**Given problem**
In the entries below, find the line containing "Give me the Plotly source for this chart." and the line containing "25.5, 26.7, 25.3]". Copy those two lines and everything between them exactly, without the pictures.

**Available records**
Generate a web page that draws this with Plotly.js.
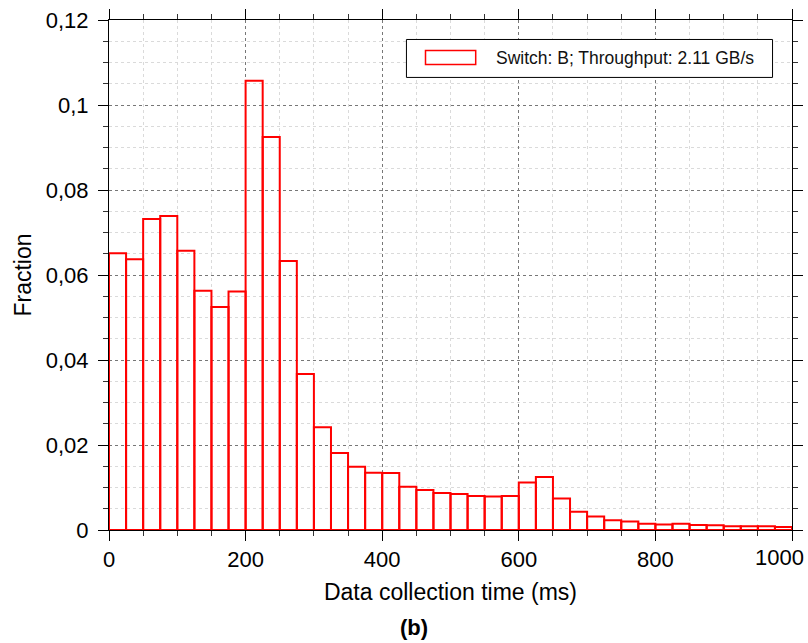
* * *
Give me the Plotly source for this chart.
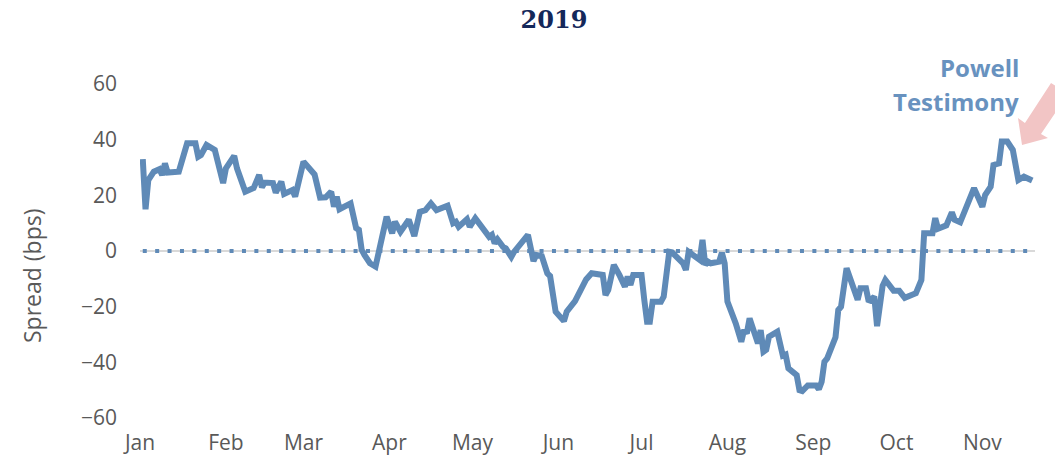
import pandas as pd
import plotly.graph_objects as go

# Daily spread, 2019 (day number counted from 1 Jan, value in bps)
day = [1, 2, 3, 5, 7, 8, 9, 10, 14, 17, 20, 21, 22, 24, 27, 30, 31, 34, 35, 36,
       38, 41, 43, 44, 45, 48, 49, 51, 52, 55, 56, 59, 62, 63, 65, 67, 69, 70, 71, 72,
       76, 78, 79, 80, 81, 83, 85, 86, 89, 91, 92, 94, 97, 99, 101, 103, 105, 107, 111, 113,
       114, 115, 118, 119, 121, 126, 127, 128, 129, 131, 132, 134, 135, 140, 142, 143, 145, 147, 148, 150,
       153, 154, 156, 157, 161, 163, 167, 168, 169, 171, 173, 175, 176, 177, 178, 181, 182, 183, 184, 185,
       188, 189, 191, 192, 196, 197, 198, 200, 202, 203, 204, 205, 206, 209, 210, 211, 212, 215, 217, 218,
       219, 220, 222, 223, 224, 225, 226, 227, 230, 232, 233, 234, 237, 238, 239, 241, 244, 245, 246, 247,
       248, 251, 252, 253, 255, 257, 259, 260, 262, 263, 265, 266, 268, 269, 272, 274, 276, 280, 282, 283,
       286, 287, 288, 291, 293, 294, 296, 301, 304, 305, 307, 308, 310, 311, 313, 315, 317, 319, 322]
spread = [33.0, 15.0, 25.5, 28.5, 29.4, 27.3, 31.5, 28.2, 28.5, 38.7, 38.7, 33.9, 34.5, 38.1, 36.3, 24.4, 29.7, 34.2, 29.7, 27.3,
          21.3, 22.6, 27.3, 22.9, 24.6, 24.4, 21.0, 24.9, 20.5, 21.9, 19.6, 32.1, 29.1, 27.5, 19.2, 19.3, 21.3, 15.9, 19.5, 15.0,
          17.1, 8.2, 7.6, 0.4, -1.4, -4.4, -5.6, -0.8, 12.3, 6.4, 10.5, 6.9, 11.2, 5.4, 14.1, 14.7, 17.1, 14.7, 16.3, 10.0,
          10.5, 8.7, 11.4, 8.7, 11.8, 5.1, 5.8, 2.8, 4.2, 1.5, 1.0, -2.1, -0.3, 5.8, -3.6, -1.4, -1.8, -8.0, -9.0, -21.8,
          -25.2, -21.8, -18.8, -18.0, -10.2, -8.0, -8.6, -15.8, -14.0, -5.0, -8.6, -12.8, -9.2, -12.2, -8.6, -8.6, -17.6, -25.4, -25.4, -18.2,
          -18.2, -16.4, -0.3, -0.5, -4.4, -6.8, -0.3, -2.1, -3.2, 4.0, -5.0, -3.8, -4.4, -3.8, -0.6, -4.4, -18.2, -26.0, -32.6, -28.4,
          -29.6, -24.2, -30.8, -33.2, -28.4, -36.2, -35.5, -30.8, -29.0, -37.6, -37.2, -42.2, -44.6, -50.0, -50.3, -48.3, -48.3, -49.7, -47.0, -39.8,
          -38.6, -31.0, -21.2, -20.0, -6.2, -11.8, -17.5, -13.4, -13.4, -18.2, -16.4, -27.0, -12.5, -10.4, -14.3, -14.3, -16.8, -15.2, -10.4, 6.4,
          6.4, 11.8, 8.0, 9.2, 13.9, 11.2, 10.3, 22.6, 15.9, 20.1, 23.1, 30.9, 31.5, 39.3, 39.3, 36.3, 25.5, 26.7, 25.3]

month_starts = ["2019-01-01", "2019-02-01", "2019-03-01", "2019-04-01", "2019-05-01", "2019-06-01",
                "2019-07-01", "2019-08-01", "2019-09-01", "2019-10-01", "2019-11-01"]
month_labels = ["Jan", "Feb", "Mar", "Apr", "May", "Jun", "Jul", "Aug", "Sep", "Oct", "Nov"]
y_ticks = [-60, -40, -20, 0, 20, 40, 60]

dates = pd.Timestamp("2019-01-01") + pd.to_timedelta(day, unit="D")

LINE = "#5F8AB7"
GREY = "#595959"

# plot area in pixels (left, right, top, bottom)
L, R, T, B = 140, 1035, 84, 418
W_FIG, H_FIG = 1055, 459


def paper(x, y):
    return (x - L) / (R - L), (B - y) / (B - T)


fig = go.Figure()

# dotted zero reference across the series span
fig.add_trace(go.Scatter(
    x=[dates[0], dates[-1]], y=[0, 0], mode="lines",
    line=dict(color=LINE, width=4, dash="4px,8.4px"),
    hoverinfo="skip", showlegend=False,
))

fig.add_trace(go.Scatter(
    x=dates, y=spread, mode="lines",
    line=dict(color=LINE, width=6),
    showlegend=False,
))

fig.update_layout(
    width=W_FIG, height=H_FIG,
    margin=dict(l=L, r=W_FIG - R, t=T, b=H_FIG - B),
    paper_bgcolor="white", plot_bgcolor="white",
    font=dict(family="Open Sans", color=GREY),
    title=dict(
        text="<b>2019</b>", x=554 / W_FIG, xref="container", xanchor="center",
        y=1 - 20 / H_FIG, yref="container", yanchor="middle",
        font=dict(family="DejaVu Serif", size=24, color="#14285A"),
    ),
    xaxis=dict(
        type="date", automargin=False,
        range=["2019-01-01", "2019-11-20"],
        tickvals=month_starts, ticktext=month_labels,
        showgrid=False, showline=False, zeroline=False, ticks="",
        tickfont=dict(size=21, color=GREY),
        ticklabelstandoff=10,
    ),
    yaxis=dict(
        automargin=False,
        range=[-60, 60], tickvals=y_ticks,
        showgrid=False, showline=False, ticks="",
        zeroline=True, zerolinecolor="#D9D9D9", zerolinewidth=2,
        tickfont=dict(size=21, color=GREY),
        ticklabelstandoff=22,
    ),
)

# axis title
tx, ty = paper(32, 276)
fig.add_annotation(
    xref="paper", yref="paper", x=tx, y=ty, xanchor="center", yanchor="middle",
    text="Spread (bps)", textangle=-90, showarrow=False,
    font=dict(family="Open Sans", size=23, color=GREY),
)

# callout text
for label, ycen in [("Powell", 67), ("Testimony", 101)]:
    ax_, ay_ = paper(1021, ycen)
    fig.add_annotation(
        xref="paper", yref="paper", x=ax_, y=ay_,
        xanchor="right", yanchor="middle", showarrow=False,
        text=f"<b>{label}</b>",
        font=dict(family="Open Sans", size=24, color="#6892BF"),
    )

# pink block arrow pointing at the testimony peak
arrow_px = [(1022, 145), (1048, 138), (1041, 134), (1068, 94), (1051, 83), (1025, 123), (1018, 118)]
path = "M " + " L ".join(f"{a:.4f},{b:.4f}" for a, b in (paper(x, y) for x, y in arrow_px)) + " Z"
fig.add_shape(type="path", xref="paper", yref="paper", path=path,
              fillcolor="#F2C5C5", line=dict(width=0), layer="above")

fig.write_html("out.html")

**Answer for the task**
Give me the Plotly source for this chart.
import pandas as pd
import plotly.graph_objects as go

# Daily spread, 2019 (day number counted from 1 Jan, value in bps)
day = [1, 2, 3, 5, 7, 8, 9, 10, 14, 17, 20, 21, 22, 24, 27, 30, 31, 34, 35, 36,
       38, 41, 43, 44, 45, 48, 49, 51, 52, 55, 56, 59, 62, 63, 65, 67, 69, 70, 71, 72,
       76, 78, 79, 80, 81, 83, 85, 86, 89, 91, 92, 94, 97, 99, 101, 103, 105, 107, 111, 113,
       114, 115, 118, 119, 121, 126, 127, 128, 129, 131, 132, 134, 135, 140, 142, 143, 145, 147, 148, 150,
       153, 154, 156, 157, 161, 163, 167, 168, 169, 171, 173, 175, 176, 177, 178, 181, 182, 183, 184, 185,
       188, 189, 191, 192, 196, 197, 198, 200, 202, 203, 204, 205, 206, 209, 210, 211, 212, 215, 217, 218,
       219, 220, 222, 223, 224, 225, 226, 227, 230, 232, 233, 234, 237, 238, 239, 241, 244, 245, 246, 247,
       248, 251, 252, 253, 255, 257, 259, 260, 262, 263, 265, 266, 268, 269, 272, 274, 276, 280, 282, 283,
       286, 287, 288, 291, 293, 294, 296, 301, 304, 305, 307, 308, 310, 311, 313, 315, 317, 319, 322]
spread = [33.0, 15.0, 25.5, 28.5, 29.4, 27.3, 31.5, 28.2, 28.5, 38.7, 38.7, 33.9, 34.5, 38.1, 36.3, 24.4, 29.7, 34.2, 29.7, 27.3,
          21.3, 22.6, 27.3, 22.9, 24.6, 24.4, 21.0, 24.9, 20.5, 21.9, 19.6, 32.1, 29.1, 27.5, 19.2, 19.3, 21.3, 15.9, 19.5, 15.0,
          17.1, 8.2, 7.6, 0.4, -1.4, -4.4, -5.6, -0.8, 12.3, 6.4, 10.5, 6.9, 11.2, 5.4, 14.1, 14.7, 17.1, 14.7, 16.3, 10.0,
          10.5, 8.7, 11.4, 8.7, 11.8, 5.1, 5.8, 2.8, 4.2, 1.5, 1.0, -2.1, -0.3, 5.8, -3.6, -1.4, -1.8, -8.0, -9.0, -21.8,
          -25.2, -21.8, -18.8, -18.0, -10.2, -8.0, -8.6, -15.8, -14.0, -5.0, -8.6, -12.8, -9.2, -12.2, -8.6, -8.6, -17.6, -25.4, -25.4, -18.2,
          -18.2, -16.4, -0.3, -0.5, -4.4, -6.8, -0.3, -2.1, -3.2, 4.0, -5.0, -3.8, -4.4, -3.8, -0.6, -4.4, -18.2, -26.0, -32.6, -28.4,
          -29.6, -24.2, -30.8, -33.2, -28.4, -36.2, -35.5, -30.8, -29.0, -37.6, -37.2, -42.2, -44.6, -50.0, -50.3, -48.3, -48.3, -49.7, -47.0, -39.8,
          -38.6, -31.0, -21.2, -20.0, -6.2, -11.8, -17.5, -13.4, -13.4, -18.2, -16.4, -27.0, -12.5, -10.4, -14.3, -14.3, -16.8, -15.2, -10.4, 6.4,
          6.4, 11.8, 8.0, 9.2, 13.9, 11.2, 10.3, 22.6, 15.9, 20.1, 23.1, 30.9, 31.5, 39.3, 39.3, 36.3, 25.5, 26.7, 25.3]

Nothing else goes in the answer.